Friday was the third anniversary of the passage of the American Recovery and Reinvestment Act of 2009 (known generally as the Obama stimulus package.) The trillion dollar initiative designed to prevent a full slide into depression during the early days of the new administration. While critics everywhere focus on question of effectiveness in spending, and whether promised employment targets were reached, overall there does seem to be consensus that the program helped protect the nation from sliding into a much deeper depression. To provide a local and national view of the outcomes though we take a look at some recent Houston and national analysis.
Local Houston Area Impact
KTRK-13 News reports on some local initiatives that were launched right here in our area using stimulus support.
National Impact
To suss the national picture out, the new book Money Well Spent, by Michael Grabell offers perhaps the most thorough assessment we and other reviewers have seen thus far. He recently offered a synopsis of his findings in both a February 11th New York Times editorial – “How Not To Revive An Economy“, where he indicated:
“I spent three years reporting on the $840 billion stimulus plan that the Obama administration pushed through Congress in 2009. My conclusion: government can create jobs — it just doesn’t often do it well.
The stimulus — a historic package of tax cuts, safety-net spending, infrastructure projects and green-energy investments — certainly did a lot of good. As the economists Alan S. Blinder and Mark Zandi have noted, it’s one of the key reasons the unemployment rate isn’t in double digits now.
But the stimulus ultimately failed to bring about a strong, sustainable recovery. Money was spread far and wide rather than dedicated to programs with the most bang for the buck. “Shovel-ready” projects, those that would put people to work right away, took too long to break ground. Investments in worthwhile long-term projects, on the other hand, were often rushed to meet arbitrary deadlines, and the resulting shoddy outcomes tarnished the projects’ image.”
(Source: New York Times)
Grabell has also recently appeared for an extensive interview on public radio’s “Fresh Air” program where he provided some interesting analysis on the internal local and state problems for the stimulus programs implementation as well as some reasons why the administration opened itself up to political challenges in its very creation.
For instance when the administrations lead economist made a quick and rosy projection on its impact on the employment rate, that same expert was doing so at the very moment the economy had still yet to bottom-out from the initial impact of the recession. Furthermore, from a vantage point of political calculus, Grabell points out that the administration perhaps too quickly tilted to the Republicans favor adding up to one-third of the stimulus in the form of tax cuts. By not getting Republican buy-in first, by making them fight for those cuts, the opposition was able to allow the cuts to take effect purely with Democratic votes in Congress. Thus never leaving any of their own fingerprints on the other two-thirds of the package they more fundamentally opposed and have been focusing on since in their criticisms.

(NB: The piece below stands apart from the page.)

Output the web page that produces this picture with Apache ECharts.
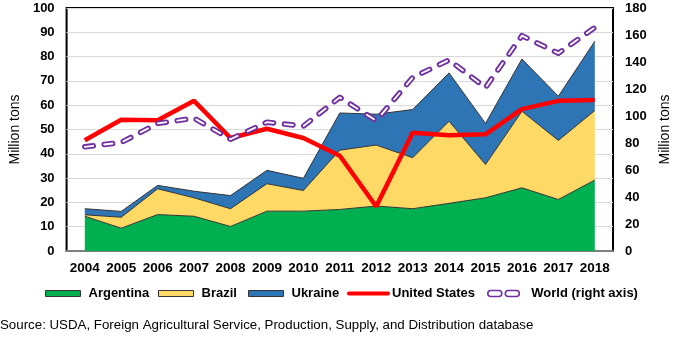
<!DOCTYPE html>
<html>
<head>
<meta charset="utf-8">
<script src="https://cdn.jsdelivr.net/npm/echarts@6/dist/echarts.min.js"></script>
<style>html,body{margin:0;padding:0;background:#fff;}#c{width:680px;height:340px;}</style>
</head>
<body>
<div id="c"></div>
<script>
const years = ['2004','2005','2006','2007','2008','2009','2010','2011','2012','2013','2014','2015','2016','2017','2018'];
const argentina = [14.3, 9.4, 15.0, 14.3, 10.1, 16.4, 16.4, 17.1, 18.5, 17.4, 19.6, 21.9, 26.0, 21.2, 29.2];
const brazil    = [0.6, 4.5, 10.6, 7.6, 7.3, 11.3, 8.5, 24.4, 25.1, 21.0, 33.8, 13.7, 31.5, 24.3, 28.6];
const ukraine   = [2.5, 2.4, 1.4, 2.7, 5.4, 5.5, 5.0, 15.3, 12.7, 19.8, 19.9, 16.9, 21.5, 18.2, 28.5];
const unitedStates = [45.6, 54.0, 53.8, 61.8, 46.5, 50.3, 46.5, 39.2, 18.3, 48.7, 47.6, 48.0, 58.4, 61.8, 62.1];
const world = [77.2, 80.4, 94.5, 98.4, 82.8, 95.4, 92.5, 113.8, 96.5, 128.5, 141.5, 121.0, 159.5, 146.5, 165.5];
const leftTicks = [0, 100, 10];
const rightTicks = [0, 180, 20];

const FONT = "'Liberation Sans', Arial, sans-serif";
const chart = echarts.init(document.getElementById('c'), null, {renderer: 'canvas'});

const legendText = {fontFamily: FONT, fontWeight: 'bold', fontSize: 13, color: '#000'};
function leg(left, extra) {
  return Object.assign({
    orient: 'horizontal', top: 282, left: left, itemWidth: 35, itemHeight: 6, itemGap: 0,
    padding: [5, 0, 5, 0], selectedMode: false,
    textStyle: Object.assign({}, legendText, {padding: [0, 0, 0, 3]})
  }, extra);
}
const usIcon = 'path://M2,0 H41 A2,2 0 0 1 41,4 H2 A2,2 0 0 1 2,0 Z';
const worldIcon = 'path://M3,0 H11 A3,3 0 0 1 11,6 H3 A3,3 0 0 1 3,0 Z M20.5,0 H28.5 A3,3 0 0 1 28.5,6 H20.5 A3,3 0 0 1 20.5,0 Z';

chart.setOption({
  animation: false,
  grid: {left: 57, right: 60, top: 8, bottom: 89, show: true, borderColor: '#000', borderWidth: 2, backgroundColor: 'transparent'},
  xAxis: {
    type: 'category', data: years, boundaryGap: true,
    axisTick: {show: false},
    axisLine: {lineStyle: {color: '#7f7f7f', width: 2}},
    axisLabel: {fontFamily: FONT, fontWeight: 'bold', fontSize: 13.5, color: '#000', margin: 10, interval: 0}
  },
  yAxis: [
    {type: 'value', min: leftTicks[0], max: leftTicks[1], interval: leftTicks[2],
     name: 'Million tons', nameLocation: 'middle', nameGap: 31, nameRotate: 90,
     nameTextStyle: {fontFamily: FONT, fontSize: 14, color: '#000'},
     axisLine: {show: false}, axisTick: {show: false},
     axisLabel: {fontFamily: FONT, fontWeight: 'bold', fontSize: 13, color: '#000', margin: 12},
     splitLine: {lineStyle: {color: '#d9d9d9', width: 1.2}}},
    {type: 'value', min: rightTicks[0], max: rightTicks[1], interval: rightTicks[2],
     name: 'Million tons', nameLocation: 'middle', nameGap: 45, nameRotate: 90,
     nameTextStyle: {fontFamily: FONT, fontSize: 14, color: '#000'},
     axisLine: {show: false}, axisTick: {show: false},
     axisLabel: {fontFamily: FONT, fontWeight: 'bold', fontSize: 13, color: '#000', margin: 12},
     splitLine: {show: false}}
  ],
  legend: [
    leg(45, {data: [{name: 'Argentina', icon: 'rect', itemStyle: {color: '#00b050', borderColor: '#333', borderWidth: 1}}]}),
    leg(158, {data: [{name: 'Brazil', icon: 'rect', itemStyle: {color: '#ffd966', borderColor: '#333', borderWidth: 1}}]}),
    leg(248, {data: [{name: 'Ukraine', icon: 'rect', itemStyle: {color: '#2e75b6', borderColor: '#333', borderWidth: 1}}]}),
    leg(347, {itemWidth: 43, itemHeight: 4, textStyle: Object.assign({}, legendText, {padding: [0, 0, 0, -3]}),
      data: [{name: 'United States', icon: usIcon, itemStyle: {color: '#ff0000', borderWidth: 0}}]}),
    leg(487, {itemWidth: 31.5, itemHeight: 6, textStyle: Object.assign({}, legendText, {padding: [0, 0, 0, 7]}),
      data: [{name: 'World (right axis)', icon: worldIcon, itemStyle: {color: '#fff', borderColor: '#7030a0', borderWidth: 1.6}}]})
  ],
  series: [
    {name: 'Argentina', type: 'line', stack: 'exp', data: argentina, symbol: 'none',
     lineStyle: {color: '#333', width: 1}, itemStyle: {color: '#00b050'}, areaStyle: {color: '#00b050', opacity: 1}, z: 2},
    {name: 'Brazil', type: 'line', stack: 'exp', data: brazil, symbol: 'none',
     lineStyle: {color: '#333', width: 1}, itemStyle: {color: '#ffd966'}, areaStyle: {color: '#ffd966', opacity: 1}, z: 2},
    {name: 'Ukraine', type: 'line', stack: 'exp', data: ukraine, symbol: 'none',
     lineStyle: {color: '#333', width: 1}, itemStyle: {color: '#2e75b6'}, areaStyle: {color: '#2e75b6', opacity: 1}, z: 2},
    {name: 'United States', type: 'line', data: unitedStates, symbol: 'none',
     lineStyle: {color: '#ff0000', width: 4.5}, itemStyle: {color: '#ff0000'}, z: 4},
    {name: 'World (right axis)', type: 'line', yAxisIndex: 1, data: world, symbol: 'none',
     lineStyle: {color: '#7030a0', width: 5.5, type: [8.5, 11], cap: 'round', join: 'round'}, itemStyle: {color: '#7030a0'}, z: 5},
    {name: 'World inner', type: 'line', yAxisIndex: 1, data: world, symbol: 'none',
     lineStyle: {color: '#ffffff', width: 1.8, type: [8.5, 11], cap: 'round', join: 'round'}, itemStyle: {color: '#fff'}, z: 6}
  ],
  graphic: [
    {type: 'text', left: 0, top: 319, style: {text: 'Source: USDA, Foreign Agricultural Service, Production, Supply, and Distribution database', fontFamily: FONT, fontSize: 13.3, fill: '#000'}}
  ]
});
</script>
</body>
</html>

Yet despite the warts and all analysis, Grabell contends the stimulus did more good then harm. Although, he add, some will always contend the results are too hard to see. In his summation on Fresh Air he offers this with his interviewer Peter Davis:
GRABELL: “So in the recession we lost many millions of more jobs. So we’re still stuck at 9 percent unemployment. But these forecasting firms and economists have said if we didn’t have the stimulus we probably would have peaked at 12 percent unemployment, not 10 percent and still be in double digits today.”

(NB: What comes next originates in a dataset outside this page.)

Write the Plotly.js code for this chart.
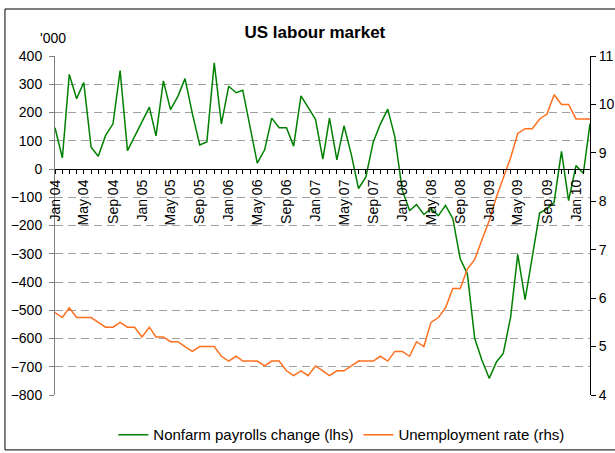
<!DOCTYPE html>
<html><head><meta charset="utf-8">
<script src="https://cdn.plot.ly/plotly-3.0.1.min.js"></script>
<style>html,body{margin:0;padding:0;background:#fff}#chart{width:615px;height:453px}</style>
</head><body><div id="chart"></div>
<script>
const months = [
 '2004-01','2004-02','2004-03','2004-04','2004-05','2004-06','2004-07','2004-08','2004-09','2004-10','2004-11','2004-12',
 '2005-01','2005-02','2005-03','2005-04','2005-05','2005-06','2005-07','2005-08','2005-09','2005-10','2005-11','2005-12',
 '2006-01','2006-02','2006-03','2006-04','2006-05','2006-06','2006-07','2006-08','2006-09','2006-10','2006-11','2006-12',
 '2007-01','2007-02','2007-03','2007-04','2007-05','2007-06','2007-07','2007-08','2007-09','2007-10','2007-11','2007-12',
 '2008-01','2008-02','2008-03','2008-04','2008-05','2008-06','2008-07','2008-08','2008-09','2008-10','2008-11','2008-12',
 '2009-01','2009-02','2009-03','2009-04','2009-05','2009-06','2009-07','2009-08','2009-09','2009-10','2009-11','2009-12',
 '2010-01','2010-02','2010-03'
];
const payrolls = [
 146,39,335,249,306,77,45,119,160,348,65,115,
 170,219,117,312,210,257,320,196,85,96,376,160,
 293,270,279,151,21,68,180,146,146,81,259,218,
 176,35,180,32,153,50,-69,-28,96,159,212,114,
 -75,-147,-126,-161,-141,-165,-129,-176,-318,-371,-600,-676,
 -741,-682,-653,-524,-302,-462,-313,-156,-141,-118,62,-112,
 12,-15,161
];
const unemployment = [
 5.7,5.6,5.8,5.6,5.6,5.6,5.5,5.4,5.4,5.5,5.4,5.4,
 5.2,5.4,5.2,5.2,5.1,5.1,5.0,4.9,5.0,5.0,5.0,4.8,
 4.7,4.8,4.7,4.7,4.7,4.6,4.7,4.7,4.5,4.4,4.5,4.4,
 4.6,4.5,4.4,4.5,4.5,4.6,4.7,4.7,4.7,4.8,4.7,4.9,
 4.9,4.8,5.1,5.0,5.5,5.6,5.8,6.2,6.2,6.6,6.8,7.2,
 7.6,8.1,8.5,8.9,9.4,9.5,9.5,9.7,9.8,10.2,10.0,10.0,
 9.7,9.7,9.7
];
const seriesNames = ['Nonfarm payrolls change (lhs)', 'Unemployment rate (rhs)'];
const chartTitle = 'US labour market';
const leftUnit = "'000";

const FONT = 'Liberation Sans, Arial, sans-serif';

const traces = [
  {x: months, y: payrolls, name: seriesNames[0], type: 'scatter', mode: 'lines',
   line: {color: '#008000', width: 1.5}, yaxis: 'y'},
  {x: months, y: unemployment, name: seriesNames[1], type: 'scatter', mode: 'lines',
   line: {color: '#ff6f1e', width: 1.5}, yaxis: 'y2'}
];

const layout = {
  width: 615, height: 453,
  margin: {l: 55, r: 25, t: 56, b: 58, autoexpand: false},
  paper_bgcolor: '#fff', plot_bgcolor: '#fff',
  font: {family: FONT, size: 14, color: '#000'},
  title: {text: '<b>' + chartTitle + '</b>', font: {family: FONT, size: 17, color: '#000'},
          x: 0.512, xref: 'container', xanchor: 'center', y: 0.929, yref: 'container', yanchor: 'middle'},
  showlegend: true,
  legend: {orientation: 'h', x: 0.555, xref: 'container', xanchor: 'center',
           y: 0.04, yref: 'container', yanchor: 'middle',
           font: {family: FONT, size: 15, color: '#000'}, bgcolor: 'rgba(0,0,0,0)'},
  xaxis: {
    type: 'date', range: ['2004-01-01', '2010-03-01'],
    anchor: 'free', position: 0.6667,
    showline: true, linecolor: '#000', linewidth: 1,
    tick0: '2004-01-01', dtick: 'M4', tickformat: '%b %y', tickangle: -90,
    ticks: 'outside', ticklen: 4, tickcolor: '#000',
    minor: {dtick: 'M1', ticks: 'outside', ticklen: 4, tickcolor: '#000', showgrid: false},
    showgrid: false, zeroline: false,
    tickfont: {family: FONT, size: 14, color: '#000'}
  },
  yaxis: {
    range: [-800, 400], dtick: 100, tick0: 0,
    showline: true, linecolor: '#808080', linewidth: 1,
    ticks: 'outside', ticklen: 5, tickcolor: '#808080',
    showgrid: true, gridcolor: '#a0a0a0', griddash: '8px,5px', gridwidth: 1,
    zeroline: false, ticklabelstandoff: 4,
    tickfont: {family: FONT, size: 14, color: '#000'}
  },
  yaxis2: {
    range: [4, 11], dtick: 1, overlaying: 'y', side: 'right',
    showline: true, linecolor: '#000', linewidth: 1,
    ticks: 'outside', ticklen: 5, tickcolor: '#000',
    showgrid: false, zeroline: false,
    tickfont: {family: FONT, size: 14, color: '#000'}
  },
  annotations: [
    {text: leftUnit, xref: 'paper', yref: 'paper', x: -0.004, y: 1.053,
     xanchor: 'center', yanchor: 'middle', showarrow: false,
     font: {family: FONT, size: 14, color: '#000'}}
  ],
  shapes: [
    {type: 'rect', xref: 'paper', yref: 'paper', x0: -0.0935, x1: 1.05, y0: -0.162, y1: 1.1386,
     line: {color: '#000', width: 1}, fillcolor: 'rgba(0,0,0,0)', layer: 'above'}
  ]
};

Plotly.newPlot('chart', traces, layout, {displayModeBar: false, staticPlot: true});
</script>
</body></html>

DAVIES: “And it’s interesting that people who criticize the plan, you know, do have numbers and statistics to point to. And I guess one of the problems here is that it’s not so easy to calculate jobs created and saved. What are some of the challenges in getting those numbers?”

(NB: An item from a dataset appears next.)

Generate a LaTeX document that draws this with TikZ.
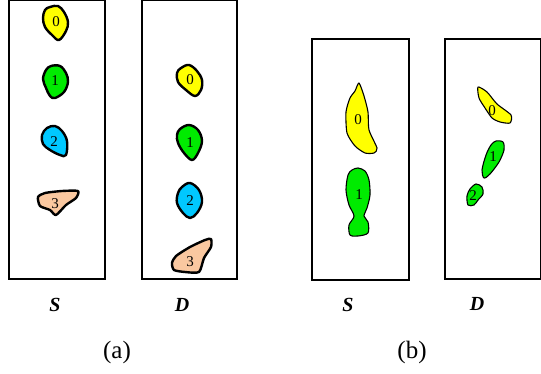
\documentclass[tikz,border=0pt]{standalone}
\usepackage{fontspec}
\setmainfont{Liberation Serif}
\usepackage{tikz}

\definecolor{blobyellow}{RGB}{255,255,0}
\definecolor{blobgreen}{RGB}{0,235,0}
\definecolor{blobcyan}{RGB}{0,200,255}
\definecolor{blobpeach}{RGB}{250,200,160}

\begin{document}
\begin{tikzpicture}[x=1pt, y=-1pt,
  frame/.style={draw, line width=1.4pt},
  thickblob/.style={draw, line width=2.4pt, line join=round},
  thinblob/.style={draw, line width=1.1pt, line join=round},
  num/.style={font=\fontsize{15}{15}\selectfont, inner sep=0pt},
  side/.style={font=\fontsize{20}{20}\selectfont\bfseries\itshape, inner sep=0pt},
  sub/.style={font=\fontsize{25}{25}\selectfont, inner sep=0pt}
]
\useasboundingbox (0,0) rectangle (541,374);

% Panel (a): frames
\draw[frame] (9,0) rectangle (105,279);
\draw[frame] (142,0) rectangle (237,279);

% Panel (a): S
\draw[thickblob, fill=blobyellow] plot[smooth cycle, tension=0.6] coordinates
  {(50,7) (58,6) (64,12) (68,22) (66,31) (59,40) (52,35) (45,27) (43,18) (45,10)};
\draw[thickblob, fill=blobgreen] plot[smooth cycle, tension=0.6] coordinates
  {(51,66) (60,66) (66,73) (68,82) (64,92) (55,98) (50,96) (46,88) (43,79) (46,70)};
\draw[thickblob, fill=blobcyan] plot[smooth cycle, tension=0.6] coordinates
  {(47,128) (55,126) (62,131) (67,141) (66,155) (60,155) (50,150) (43,144) (42,135)};
\draw[thickblob, fill=blobpeach] plot[smooth cycle, tension=0.4] coordinates
  {(38,197) (45,193) (62,191) (78,191) (76,198) (66,205) (56,215) (50,210) (40,206)};
\node[num] (sa0) at (56,22) {0};
\node[num] (sa1) at (55,81) {1};
\node[num] (sa2) at (54,142) {2};
\node[num] (sa3) at (55,204) {3};

% Panel (a): D
\draw[thickblob, fill=blobyellow] plot[smooth cycle, tension=0.6] coordinates
  {(181,68) (189,65) (197,71) (202,80) (201,90) (195,96) (186,90) (178,82) (177,73)};
\draw[thickblob, fill=blobgreen] plot[smooth cycle, tension=0.6] coordinates
  {(180,129) (189,125) (198,130) (202,141) (198,153) (192,160) (184,153) (178,143) (177,135)};
\draw[thickblob, fill=blobcyan] plot[smooth cycle, tension=0.6] coordinates
  {(182,187) (190,183) (199,190) (202,202) (197,213) (190,218) (183,213) (177,203) (178,193)};
\draw[thickblob, fill=blobpeach] plot[smooth cycle, tension=0.4] coordinates
  {(176,256) (190,247) (205,240) (211,239) (211,247) (204,258) (199,272) (185,272) (174,270) (172,263)};
\node[num] (da0) at (190,80) {0};
\node[num] (da1) at (190,143) {1};
\node[num] (da2) at (190,201) {2};
\node[num] (da3) at (190,262) {3};

% Panel (b): frames
\draw[frame] (312,39) rectangle (409,280);
\draw[frame] (445,39) rectangle (541,279);

% Panel (b): S
\draw[thinblob, fill=blobyellow] plot[smooth cycle, tension=0.4] coordinates
  {(359,83) (364,96) (368,112) (369,130) (377,148) (374,153) (365,153) (355,146) (347,133) (346,112) (350,98) (355,91)};
\draw[thinblob, fill=blobgreen] plot[smooth cycle, tension=0.5] coordinates
  {(358,168) (365,171) (369,180) (370,195) (367,208) (364,216) (368,222) (368,233) (358,236) (350,235) (349,225) (354,216) (349,205) (346,190) (348,175) (352,170)};
\node[num] (sb0) at (358,120) {0};
\node[num] (sb1) at (359,195) {1};

% Panel (b): D
\draw[thinblob, fill=blobyellow] plot[smooth cycle, tension=0.4] coordinates
  {(478,87) (487,92) (497,104) (511,115) (510,123) (500,122) (492,118) (485,108) (479,98)};
\draw[thinblob, fill=blobgreen] plot[smooth cycle, tension=0.5] coordinates
  {(496,141) (503,142) (504,150) (499,162) (490,174) (484,178) (482,170) (486,155) (491,145)};
\draw[thinblob, fill=blobgreen] plot[smooth cycle, tension=0.5] coordinates
  {(470,189) (476,184) (482,187) (483,194) (478,200) (474,205) (468,205) (467,196)};
\node[num] (db0) at (492,111) {0};
\node[num] (db1) at (493,157) {1};
\node[num] (db2) at (473,196) {2};

% Labels
\node[side] (sa) at (55,305) {S};
\node[side] (da) at (182,305) {D};
\node[side] (sb) at (348,305) {S};
\node[side] (db) at (477,304) {D};
\node[sub] (capa) at (117,352) {(a)};
\node[sub] (capb) at (412,352) {(b)};
\end{tikzpicture}
\end{document}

GRABELL: “Sure. I think one of the difficulties is that you’ll never be able to get all of the workers in a room and tap hardhats and find out exactly how many people were employed. In addition to the direct, you know, people who were hired directly, they’re all these indirect jobs and induced jobs that were created because someone had more money in their pocket to spend at the supermarket or the mall because, you know, a construction worker got hired and was then able to take his family out to dinner on a Friday night. This depends somewhat on economic modeling and there are, you know, two very different schools of economic thought about how much stock to place in those modeling. So even though these nonpartisan economic forecasting firms are say more than two million jobs, there are some economists on the conservative side who reject those ideas completely and say that it’s really, you know, it’s really voodoo science here, voodoo economics, and you can’t calculate it like that.”